Given instruction
Your task is to copy each line that has the word "this".

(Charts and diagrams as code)
— BEGIN —

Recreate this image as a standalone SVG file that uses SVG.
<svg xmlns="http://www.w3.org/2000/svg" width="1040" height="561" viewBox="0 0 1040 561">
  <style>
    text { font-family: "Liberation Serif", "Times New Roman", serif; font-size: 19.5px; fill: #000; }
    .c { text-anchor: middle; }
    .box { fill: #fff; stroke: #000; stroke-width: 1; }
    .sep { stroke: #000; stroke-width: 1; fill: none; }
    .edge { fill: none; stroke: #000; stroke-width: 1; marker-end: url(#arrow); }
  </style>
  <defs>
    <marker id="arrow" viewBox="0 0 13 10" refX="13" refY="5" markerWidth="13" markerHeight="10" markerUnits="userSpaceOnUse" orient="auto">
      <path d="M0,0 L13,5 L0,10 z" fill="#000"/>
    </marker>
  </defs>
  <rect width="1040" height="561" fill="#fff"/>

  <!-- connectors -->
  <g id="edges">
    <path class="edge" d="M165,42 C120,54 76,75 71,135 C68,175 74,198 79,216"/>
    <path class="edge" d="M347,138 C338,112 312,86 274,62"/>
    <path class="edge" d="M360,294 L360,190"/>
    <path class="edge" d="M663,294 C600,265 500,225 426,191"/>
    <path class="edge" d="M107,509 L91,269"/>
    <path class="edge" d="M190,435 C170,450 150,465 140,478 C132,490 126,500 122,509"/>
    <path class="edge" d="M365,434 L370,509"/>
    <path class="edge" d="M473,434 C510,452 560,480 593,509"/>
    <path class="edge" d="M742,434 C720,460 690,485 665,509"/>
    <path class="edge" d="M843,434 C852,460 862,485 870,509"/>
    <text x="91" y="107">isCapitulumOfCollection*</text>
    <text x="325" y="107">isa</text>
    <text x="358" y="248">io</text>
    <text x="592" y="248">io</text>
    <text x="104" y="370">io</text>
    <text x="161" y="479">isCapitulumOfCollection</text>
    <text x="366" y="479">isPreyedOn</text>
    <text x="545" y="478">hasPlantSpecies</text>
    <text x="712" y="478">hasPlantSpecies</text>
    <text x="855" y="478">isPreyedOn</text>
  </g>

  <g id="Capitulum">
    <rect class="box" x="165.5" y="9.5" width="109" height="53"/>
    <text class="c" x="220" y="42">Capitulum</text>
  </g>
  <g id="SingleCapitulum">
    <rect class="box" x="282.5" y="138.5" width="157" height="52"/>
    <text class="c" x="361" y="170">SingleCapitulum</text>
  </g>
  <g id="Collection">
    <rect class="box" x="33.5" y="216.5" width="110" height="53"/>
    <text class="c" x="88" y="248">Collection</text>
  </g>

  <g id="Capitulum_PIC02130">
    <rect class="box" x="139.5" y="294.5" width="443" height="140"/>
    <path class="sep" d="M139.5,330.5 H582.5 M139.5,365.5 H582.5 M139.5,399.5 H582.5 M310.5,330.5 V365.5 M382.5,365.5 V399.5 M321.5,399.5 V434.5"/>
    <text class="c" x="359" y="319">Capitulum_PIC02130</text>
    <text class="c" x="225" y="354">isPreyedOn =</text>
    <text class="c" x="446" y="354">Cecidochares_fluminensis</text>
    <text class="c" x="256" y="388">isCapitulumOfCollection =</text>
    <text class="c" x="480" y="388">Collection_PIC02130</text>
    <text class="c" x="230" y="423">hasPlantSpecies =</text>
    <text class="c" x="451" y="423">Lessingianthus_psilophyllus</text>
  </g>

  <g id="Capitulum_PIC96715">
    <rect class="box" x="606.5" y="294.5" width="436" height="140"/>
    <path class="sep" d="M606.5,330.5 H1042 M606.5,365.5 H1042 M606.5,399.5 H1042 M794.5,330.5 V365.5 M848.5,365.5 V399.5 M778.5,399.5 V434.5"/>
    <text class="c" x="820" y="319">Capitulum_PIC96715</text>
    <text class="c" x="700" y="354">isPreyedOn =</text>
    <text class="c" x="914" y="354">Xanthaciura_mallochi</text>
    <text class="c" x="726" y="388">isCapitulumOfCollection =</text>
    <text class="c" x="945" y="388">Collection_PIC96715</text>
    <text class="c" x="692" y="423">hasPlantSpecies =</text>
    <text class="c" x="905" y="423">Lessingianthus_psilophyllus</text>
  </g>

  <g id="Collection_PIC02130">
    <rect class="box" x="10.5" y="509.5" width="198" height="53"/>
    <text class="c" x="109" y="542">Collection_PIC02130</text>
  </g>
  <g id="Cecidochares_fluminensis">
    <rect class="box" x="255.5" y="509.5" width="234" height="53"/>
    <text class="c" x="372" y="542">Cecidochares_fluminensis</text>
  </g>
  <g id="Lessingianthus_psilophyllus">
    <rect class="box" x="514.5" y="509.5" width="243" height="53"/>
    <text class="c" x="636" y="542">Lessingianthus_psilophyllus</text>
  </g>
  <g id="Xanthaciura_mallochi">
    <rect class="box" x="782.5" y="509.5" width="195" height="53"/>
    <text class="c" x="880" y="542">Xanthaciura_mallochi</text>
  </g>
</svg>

— END —
— BEGIN —

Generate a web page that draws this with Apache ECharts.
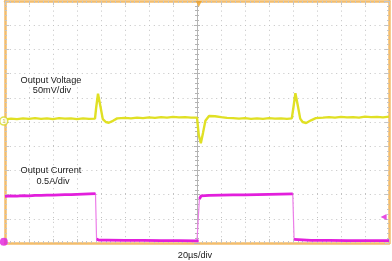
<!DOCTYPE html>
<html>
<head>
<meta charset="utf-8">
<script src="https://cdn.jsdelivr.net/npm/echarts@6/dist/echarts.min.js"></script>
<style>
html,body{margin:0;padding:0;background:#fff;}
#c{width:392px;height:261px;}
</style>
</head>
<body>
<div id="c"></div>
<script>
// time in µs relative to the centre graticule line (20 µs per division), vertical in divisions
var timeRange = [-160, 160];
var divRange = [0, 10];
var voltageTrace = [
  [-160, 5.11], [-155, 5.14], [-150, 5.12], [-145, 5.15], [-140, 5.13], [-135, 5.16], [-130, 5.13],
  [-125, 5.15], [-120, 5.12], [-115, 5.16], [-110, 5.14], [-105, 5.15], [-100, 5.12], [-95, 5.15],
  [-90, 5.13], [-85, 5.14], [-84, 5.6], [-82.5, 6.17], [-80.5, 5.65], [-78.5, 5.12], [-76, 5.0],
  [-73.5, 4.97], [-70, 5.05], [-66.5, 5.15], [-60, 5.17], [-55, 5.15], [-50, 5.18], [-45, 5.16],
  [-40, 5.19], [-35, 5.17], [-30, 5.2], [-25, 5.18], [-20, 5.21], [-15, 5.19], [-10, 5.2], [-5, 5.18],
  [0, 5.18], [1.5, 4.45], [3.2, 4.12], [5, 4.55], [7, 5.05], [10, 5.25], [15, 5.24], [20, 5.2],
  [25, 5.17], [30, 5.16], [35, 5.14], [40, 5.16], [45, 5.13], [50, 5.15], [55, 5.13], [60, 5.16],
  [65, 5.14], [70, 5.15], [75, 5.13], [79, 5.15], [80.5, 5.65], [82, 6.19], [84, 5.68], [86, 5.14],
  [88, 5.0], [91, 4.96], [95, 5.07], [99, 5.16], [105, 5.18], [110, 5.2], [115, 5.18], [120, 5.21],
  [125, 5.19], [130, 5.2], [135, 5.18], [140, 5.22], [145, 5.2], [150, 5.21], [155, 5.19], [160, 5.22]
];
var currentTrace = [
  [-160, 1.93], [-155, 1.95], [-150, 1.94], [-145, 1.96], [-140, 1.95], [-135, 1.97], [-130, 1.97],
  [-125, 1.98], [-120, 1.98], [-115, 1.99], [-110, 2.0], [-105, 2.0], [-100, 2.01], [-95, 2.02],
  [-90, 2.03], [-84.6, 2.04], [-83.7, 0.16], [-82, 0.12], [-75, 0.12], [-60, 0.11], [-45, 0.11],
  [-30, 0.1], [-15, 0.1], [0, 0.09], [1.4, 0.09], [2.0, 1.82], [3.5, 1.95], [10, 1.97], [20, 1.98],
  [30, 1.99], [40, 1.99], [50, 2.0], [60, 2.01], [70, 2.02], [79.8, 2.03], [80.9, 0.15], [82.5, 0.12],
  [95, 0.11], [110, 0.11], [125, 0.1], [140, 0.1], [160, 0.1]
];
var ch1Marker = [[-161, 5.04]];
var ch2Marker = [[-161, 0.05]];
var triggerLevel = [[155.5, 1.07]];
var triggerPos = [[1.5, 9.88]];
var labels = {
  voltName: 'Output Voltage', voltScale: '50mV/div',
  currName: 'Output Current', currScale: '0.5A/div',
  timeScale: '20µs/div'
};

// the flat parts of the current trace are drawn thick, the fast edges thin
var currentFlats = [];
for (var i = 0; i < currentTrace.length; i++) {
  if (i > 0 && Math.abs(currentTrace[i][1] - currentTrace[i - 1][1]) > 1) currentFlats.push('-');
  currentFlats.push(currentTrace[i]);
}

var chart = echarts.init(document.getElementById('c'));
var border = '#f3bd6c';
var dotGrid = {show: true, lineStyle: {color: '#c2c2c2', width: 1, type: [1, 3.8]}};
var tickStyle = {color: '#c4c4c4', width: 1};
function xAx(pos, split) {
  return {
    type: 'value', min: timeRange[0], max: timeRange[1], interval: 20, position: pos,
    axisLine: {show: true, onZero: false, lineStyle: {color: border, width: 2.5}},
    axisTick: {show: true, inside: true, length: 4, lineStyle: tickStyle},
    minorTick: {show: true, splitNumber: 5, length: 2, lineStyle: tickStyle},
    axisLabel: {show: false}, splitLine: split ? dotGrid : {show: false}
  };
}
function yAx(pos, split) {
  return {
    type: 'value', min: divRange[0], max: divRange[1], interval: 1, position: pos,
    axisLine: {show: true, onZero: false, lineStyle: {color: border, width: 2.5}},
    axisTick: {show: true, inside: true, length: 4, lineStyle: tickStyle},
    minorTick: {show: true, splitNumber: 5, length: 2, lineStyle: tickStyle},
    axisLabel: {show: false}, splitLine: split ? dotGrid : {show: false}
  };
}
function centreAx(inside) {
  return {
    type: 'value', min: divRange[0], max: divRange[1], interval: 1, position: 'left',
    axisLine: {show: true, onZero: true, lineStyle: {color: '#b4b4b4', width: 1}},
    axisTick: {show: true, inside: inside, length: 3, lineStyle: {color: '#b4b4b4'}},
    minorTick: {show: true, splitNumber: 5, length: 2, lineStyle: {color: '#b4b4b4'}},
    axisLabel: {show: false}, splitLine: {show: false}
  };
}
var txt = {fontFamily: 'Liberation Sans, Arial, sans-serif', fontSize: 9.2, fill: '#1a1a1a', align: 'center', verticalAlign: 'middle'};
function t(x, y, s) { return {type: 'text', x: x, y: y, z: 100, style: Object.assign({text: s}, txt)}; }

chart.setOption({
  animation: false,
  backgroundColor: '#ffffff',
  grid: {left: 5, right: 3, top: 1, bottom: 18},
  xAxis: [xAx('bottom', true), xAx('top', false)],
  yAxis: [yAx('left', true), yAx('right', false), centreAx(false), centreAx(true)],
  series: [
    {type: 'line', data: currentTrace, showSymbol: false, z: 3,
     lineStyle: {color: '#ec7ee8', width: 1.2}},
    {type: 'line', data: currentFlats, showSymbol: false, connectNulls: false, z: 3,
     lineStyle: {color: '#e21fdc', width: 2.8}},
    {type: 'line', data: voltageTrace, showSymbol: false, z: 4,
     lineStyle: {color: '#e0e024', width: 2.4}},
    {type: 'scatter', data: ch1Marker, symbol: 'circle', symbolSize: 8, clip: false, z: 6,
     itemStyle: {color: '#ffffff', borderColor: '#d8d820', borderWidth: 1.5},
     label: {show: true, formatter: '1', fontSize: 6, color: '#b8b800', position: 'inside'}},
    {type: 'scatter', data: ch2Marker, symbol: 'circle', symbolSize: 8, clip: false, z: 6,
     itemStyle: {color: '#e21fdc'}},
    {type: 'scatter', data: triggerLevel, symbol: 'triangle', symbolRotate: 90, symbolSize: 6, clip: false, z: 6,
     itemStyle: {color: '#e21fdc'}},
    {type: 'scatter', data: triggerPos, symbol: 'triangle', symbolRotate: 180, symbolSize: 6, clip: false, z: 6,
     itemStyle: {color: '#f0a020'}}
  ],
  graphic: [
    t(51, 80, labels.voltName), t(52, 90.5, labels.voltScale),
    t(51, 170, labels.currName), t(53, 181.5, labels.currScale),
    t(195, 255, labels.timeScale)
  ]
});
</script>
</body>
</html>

— END —

Result of the task
Recreate this image as a standalone SVG file that uses SVG.
Generate a web page that draws this with Apache ECharts.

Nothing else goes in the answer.